### To do
Check each line of the data for "code" and select those that have it.
_ _ _ _
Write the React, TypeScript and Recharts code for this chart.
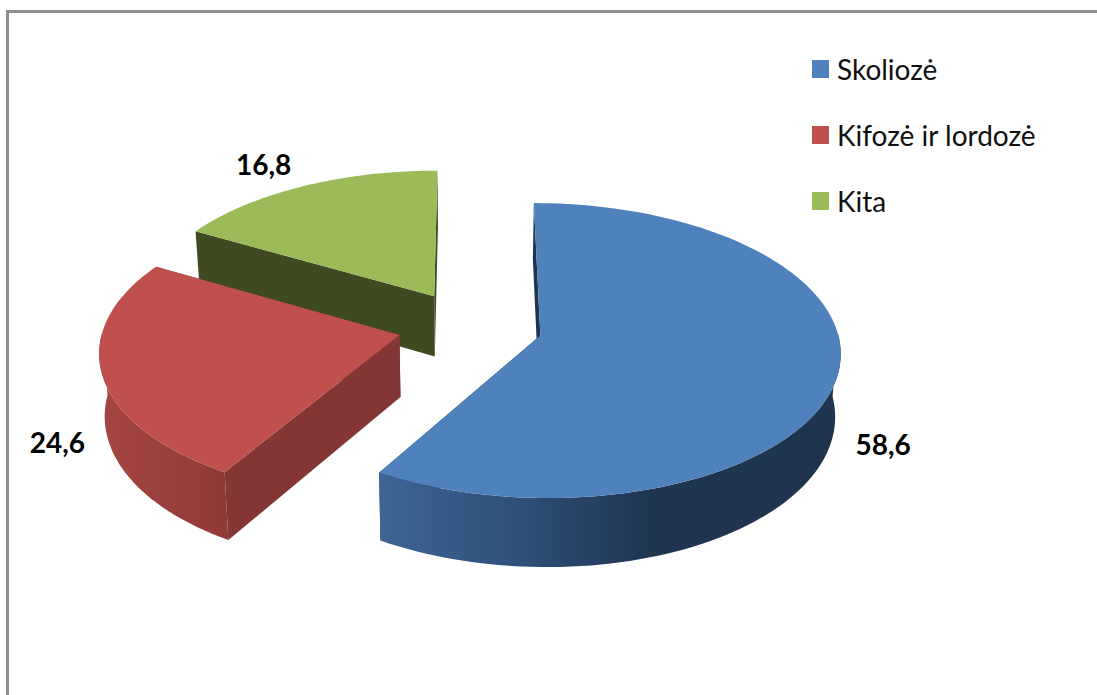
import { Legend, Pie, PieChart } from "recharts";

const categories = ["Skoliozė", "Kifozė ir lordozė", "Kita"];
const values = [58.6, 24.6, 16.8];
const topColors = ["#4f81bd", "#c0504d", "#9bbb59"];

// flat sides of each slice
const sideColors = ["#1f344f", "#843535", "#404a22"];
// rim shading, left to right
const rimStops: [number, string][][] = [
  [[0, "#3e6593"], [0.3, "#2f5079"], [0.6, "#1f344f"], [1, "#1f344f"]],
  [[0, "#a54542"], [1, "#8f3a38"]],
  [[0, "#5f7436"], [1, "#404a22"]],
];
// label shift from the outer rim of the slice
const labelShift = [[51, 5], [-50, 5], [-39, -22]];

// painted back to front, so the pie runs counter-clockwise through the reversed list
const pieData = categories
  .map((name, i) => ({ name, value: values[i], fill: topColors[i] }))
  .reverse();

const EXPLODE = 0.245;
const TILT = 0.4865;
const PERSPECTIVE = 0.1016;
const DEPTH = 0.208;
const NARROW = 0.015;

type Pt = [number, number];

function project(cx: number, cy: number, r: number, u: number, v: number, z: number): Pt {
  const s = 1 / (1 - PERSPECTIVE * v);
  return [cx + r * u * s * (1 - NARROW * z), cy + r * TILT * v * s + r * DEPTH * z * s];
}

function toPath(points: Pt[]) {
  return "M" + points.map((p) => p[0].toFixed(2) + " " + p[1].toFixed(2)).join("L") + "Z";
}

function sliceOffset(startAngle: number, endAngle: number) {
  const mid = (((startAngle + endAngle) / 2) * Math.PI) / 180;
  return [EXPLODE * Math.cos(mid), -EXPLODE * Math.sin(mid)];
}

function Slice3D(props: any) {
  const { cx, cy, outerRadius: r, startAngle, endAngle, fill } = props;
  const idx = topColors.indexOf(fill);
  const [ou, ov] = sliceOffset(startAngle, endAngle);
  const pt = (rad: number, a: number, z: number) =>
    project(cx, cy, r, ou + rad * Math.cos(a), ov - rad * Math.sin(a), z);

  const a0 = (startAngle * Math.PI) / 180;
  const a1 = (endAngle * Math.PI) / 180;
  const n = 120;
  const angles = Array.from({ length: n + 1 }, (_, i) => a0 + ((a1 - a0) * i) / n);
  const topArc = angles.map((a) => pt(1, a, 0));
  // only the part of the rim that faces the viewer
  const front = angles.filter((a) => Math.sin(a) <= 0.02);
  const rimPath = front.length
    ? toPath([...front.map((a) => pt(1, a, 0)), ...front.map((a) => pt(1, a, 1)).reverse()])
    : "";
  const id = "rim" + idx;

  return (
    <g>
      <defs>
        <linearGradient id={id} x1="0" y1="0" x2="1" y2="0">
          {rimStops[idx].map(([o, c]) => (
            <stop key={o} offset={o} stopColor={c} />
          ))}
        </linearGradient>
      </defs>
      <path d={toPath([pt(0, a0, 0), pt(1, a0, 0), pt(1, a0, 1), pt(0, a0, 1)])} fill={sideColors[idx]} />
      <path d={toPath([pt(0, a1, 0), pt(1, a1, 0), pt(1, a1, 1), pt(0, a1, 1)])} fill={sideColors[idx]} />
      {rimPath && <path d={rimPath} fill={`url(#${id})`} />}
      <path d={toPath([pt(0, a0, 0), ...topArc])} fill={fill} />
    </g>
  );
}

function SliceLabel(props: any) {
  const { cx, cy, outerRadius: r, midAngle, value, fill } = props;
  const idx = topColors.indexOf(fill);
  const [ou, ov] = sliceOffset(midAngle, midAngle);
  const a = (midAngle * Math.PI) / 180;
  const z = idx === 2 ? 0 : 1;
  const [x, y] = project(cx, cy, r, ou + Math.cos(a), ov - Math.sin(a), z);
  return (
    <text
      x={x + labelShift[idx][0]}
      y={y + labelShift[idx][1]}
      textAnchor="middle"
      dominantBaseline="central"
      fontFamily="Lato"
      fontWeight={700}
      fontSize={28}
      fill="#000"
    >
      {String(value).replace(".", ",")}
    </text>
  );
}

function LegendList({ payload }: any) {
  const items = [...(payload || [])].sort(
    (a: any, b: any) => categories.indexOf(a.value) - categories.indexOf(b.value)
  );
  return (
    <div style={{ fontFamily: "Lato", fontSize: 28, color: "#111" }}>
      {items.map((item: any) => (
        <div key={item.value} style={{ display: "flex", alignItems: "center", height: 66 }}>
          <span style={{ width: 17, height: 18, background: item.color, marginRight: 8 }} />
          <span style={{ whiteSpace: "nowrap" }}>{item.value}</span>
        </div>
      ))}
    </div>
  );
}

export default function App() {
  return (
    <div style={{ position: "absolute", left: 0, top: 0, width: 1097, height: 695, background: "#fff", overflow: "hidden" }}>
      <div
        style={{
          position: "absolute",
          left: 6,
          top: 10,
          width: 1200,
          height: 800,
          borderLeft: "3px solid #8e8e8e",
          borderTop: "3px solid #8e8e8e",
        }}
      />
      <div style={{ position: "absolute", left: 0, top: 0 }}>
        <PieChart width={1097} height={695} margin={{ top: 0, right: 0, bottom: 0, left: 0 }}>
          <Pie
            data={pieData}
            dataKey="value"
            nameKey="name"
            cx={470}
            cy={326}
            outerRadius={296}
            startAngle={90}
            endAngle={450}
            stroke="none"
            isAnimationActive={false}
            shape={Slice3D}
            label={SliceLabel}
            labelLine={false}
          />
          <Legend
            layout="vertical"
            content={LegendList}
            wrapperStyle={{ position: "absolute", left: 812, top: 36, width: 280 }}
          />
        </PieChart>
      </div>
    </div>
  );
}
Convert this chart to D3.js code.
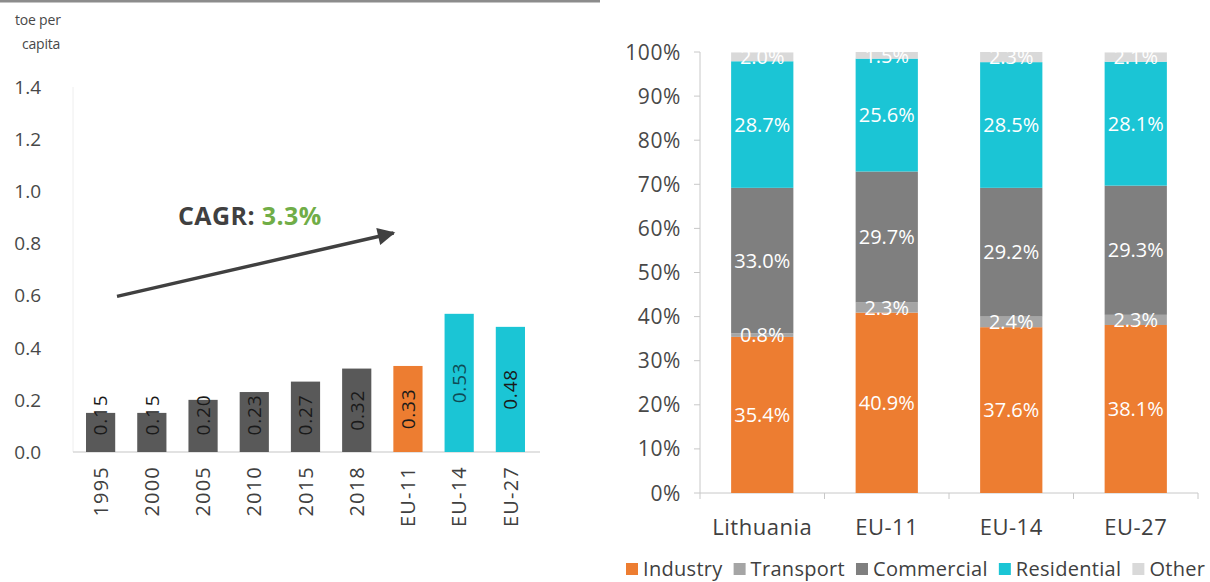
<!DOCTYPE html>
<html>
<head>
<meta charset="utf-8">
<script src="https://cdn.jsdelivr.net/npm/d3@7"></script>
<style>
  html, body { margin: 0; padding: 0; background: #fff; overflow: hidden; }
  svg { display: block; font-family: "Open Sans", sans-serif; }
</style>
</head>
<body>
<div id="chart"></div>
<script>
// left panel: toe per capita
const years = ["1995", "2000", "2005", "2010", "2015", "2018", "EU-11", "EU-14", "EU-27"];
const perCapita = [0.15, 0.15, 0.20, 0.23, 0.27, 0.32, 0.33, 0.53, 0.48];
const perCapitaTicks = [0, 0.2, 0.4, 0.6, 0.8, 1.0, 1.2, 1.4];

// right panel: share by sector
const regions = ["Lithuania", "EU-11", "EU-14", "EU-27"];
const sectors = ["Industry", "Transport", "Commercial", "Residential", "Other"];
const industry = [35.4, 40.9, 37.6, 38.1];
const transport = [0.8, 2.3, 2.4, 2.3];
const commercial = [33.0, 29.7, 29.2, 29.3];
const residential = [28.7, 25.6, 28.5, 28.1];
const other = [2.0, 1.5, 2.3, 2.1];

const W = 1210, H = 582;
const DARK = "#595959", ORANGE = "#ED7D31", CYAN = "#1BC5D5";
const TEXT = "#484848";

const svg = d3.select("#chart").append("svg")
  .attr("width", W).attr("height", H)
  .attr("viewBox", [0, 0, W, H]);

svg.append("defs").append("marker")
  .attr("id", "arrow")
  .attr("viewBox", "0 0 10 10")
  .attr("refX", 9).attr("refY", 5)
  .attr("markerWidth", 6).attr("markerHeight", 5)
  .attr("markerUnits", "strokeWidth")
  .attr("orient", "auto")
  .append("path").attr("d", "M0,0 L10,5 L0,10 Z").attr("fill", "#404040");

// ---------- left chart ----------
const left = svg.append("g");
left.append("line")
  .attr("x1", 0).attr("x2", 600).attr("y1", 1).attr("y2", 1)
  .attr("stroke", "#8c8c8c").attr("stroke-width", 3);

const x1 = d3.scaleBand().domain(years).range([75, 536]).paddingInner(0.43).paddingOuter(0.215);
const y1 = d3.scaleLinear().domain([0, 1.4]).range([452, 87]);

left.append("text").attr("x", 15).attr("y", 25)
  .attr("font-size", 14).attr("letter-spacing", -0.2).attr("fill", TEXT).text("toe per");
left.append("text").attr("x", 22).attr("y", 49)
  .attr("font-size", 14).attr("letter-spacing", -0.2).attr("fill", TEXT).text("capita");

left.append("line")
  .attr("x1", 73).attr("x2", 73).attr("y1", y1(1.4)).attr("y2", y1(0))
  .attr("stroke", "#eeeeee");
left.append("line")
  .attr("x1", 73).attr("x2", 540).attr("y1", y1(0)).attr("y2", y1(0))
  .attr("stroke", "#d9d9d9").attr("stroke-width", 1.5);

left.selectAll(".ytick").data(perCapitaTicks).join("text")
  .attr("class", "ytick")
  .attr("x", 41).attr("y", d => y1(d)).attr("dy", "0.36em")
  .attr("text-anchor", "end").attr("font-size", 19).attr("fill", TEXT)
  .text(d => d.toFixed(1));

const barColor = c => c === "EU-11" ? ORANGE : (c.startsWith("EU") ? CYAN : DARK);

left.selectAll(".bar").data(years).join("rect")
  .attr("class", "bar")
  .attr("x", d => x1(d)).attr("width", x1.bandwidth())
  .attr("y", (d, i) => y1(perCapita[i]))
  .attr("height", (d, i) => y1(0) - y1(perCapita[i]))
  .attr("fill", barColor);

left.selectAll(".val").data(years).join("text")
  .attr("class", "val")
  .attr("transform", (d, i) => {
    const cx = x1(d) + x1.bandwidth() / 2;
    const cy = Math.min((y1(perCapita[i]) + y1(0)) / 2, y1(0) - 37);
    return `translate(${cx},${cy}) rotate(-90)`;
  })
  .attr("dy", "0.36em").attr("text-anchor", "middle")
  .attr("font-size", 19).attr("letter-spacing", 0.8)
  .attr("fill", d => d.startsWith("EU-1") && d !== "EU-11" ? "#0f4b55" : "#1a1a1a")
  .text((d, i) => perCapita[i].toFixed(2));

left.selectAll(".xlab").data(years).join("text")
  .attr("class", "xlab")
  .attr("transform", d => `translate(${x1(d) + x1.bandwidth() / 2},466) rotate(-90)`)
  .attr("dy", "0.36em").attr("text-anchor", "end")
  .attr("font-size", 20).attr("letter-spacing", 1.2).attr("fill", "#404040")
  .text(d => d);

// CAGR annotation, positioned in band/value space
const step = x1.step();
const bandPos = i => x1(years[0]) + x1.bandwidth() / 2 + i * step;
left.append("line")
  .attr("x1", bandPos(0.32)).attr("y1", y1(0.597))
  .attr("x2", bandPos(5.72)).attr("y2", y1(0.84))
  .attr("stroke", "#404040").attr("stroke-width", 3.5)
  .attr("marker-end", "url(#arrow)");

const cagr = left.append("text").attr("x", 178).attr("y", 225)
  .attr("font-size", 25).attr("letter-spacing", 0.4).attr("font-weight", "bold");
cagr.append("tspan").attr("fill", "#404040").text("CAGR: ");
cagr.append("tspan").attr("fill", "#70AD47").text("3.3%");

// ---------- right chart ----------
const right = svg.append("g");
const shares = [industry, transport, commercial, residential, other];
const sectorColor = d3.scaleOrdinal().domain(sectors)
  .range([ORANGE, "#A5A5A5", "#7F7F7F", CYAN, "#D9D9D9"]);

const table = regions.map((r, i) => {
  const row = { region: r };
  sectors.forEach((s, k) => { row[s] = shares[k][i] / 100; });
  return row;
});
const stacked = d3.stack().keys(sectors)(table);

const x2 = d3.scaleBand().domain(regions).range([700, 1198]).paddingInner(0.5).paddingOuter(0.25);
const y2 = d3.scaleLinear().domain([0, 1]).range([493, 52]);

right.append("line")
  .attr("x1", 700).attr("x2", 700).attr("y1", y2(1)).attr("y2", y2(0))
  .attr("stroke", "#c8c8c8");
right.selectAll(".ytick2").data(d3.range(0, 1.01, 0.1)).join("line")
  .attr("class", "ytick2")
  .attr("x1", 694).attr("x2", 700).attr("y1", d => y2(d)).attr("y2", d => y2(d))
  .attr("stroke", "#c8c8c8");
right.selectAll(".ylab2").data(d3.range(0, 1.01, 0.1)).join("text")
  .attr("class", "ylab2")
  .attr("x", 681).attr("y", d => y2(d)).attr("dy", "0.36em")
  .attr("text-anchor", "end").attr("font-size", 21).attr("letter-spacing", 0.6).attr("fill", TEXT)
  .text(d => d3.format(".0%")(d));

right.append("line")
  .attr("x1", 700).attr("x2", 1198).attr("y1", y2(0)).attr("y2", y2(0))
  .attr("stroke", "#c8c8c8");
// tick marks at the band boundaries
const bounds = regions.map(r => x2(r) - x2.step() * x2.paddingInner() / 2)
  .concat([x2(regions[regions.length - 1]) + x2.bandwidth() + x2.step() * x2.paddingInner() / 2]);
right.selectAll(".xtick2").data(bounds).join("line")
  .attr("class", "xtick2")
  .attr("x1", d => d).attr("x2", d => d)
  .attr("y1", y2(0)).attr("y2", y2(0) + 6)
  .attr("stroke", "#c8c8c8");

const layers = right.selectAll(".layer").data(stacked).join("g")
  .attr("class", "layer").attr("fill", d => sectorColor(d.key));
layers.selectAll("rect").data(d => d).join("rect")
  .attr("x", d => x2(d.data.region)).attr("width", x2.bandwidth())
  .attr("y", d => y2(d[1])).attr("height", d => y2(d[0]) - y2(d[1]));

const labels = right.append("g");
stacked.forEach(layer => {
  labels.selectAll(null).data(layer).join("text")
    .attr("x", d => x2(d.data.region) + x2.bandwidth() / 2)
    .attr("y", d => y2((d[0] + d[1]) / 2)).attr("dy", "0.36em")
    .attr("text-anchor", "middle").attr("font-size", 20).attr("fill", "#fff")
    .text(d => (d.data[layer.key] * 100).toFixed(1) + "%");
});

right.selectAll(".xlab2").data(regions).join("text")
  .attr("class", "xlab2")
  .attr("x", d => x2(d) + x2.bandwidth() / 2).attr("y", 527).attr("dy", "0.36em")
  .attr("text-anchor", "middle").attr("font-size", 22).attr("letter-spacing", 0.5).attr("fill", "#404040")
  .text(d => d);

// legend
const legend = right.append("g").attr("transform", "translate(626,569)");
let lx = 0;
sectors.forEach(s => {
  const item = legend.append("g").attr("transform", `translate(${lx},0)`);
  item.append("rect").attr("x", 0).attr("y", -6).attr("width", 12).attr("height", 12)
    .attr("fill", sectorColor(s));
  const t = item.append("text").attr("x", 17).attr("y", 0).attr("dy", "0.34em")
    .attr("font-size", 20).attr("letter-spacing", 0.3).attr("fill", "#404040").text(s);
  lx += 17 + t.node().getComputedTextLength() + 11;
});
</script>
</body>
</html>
_ _ _ _
### Task output
Write the React, TypeScript and Recharts code for this chart.
Convert this chart to D3.js code.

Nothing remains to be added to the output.